"Mulai dengan Bismillah, Luruskan Niat. Allah Maha Melihat!"

2025/10/31

It’s Not AI vs Human, But AI for Human

Di banyak organisasi hari ini, tim Customer Experience sedang dikejar euforia yang sama. Semua ingin terlihat “AI-ready”. Mereka bicara tentang transformasi digital, otomatisasi, dan kecerdasan buatan seolah itu adalah tiket menuju masa depan. Dalam setiap presentasi, kata AI menjadi mantra baru: simbol kemajuan, bukti inovasi, bahkan kadang pelarian dari kenyataan bahwa pelayanan pelanggan masih jauh dari sempurna.

Namun di tengah hiruk pikuk itu, ada satu pertanyaan sederhana yang jarang diajukan: apa sebenarnya yang diinginkan pelanggan? Jawabannya sering kali bukan teknologi. Mereka tidak bangun pagi dengan harapan untuk berbicara dengan bot atau menavigasi menu otomatis yang tak berujung. Mereka hanya ingin masalahnya cepat diselesaikan, dipahami tanpa harus menjelaskan berulang kali, dan diperlakukan sebagai manusia, bukan tiket antrian yang harus ditutup sebelum akhir shift.

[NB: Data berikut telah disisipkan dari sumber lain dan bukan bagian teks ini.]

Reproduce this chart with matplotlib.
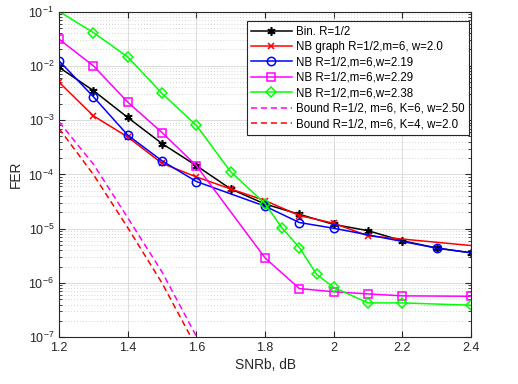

AI bisa mempercepat, memprediksi, bahkan menebak perilaku. Tapi AI tidak tahu rasanya kecewa. Ia tidak mengerti nada lelah dalam suara seseorang, atau kehangatan dari sapaan yang tulus. AI bisa menyalin kata-kata empati, tapi tidak bisa benar-benar merasakannya. Di sinilah letak paradoks besar industri CX hari ini. Semakin banyak organisasi bicara tentang human-centric experience, semakin sedikit yang benar-benar memberi ruang bagi kemanusiaan itu sendiri.

Teknologi seharusnya membantu manusia bekerja lebih baik, bukan menggantikannya. AI seharusnya membebaskan waktu agent untuk fokus pada percakapan yang benar-benar penting, bukan menjauhkan pelanggan di balik lapisan sistem yang rumit. AI bisa menjadi alat yang luar biasa ketika diarahkan dengan benar, AI for human, bukan AI versus human.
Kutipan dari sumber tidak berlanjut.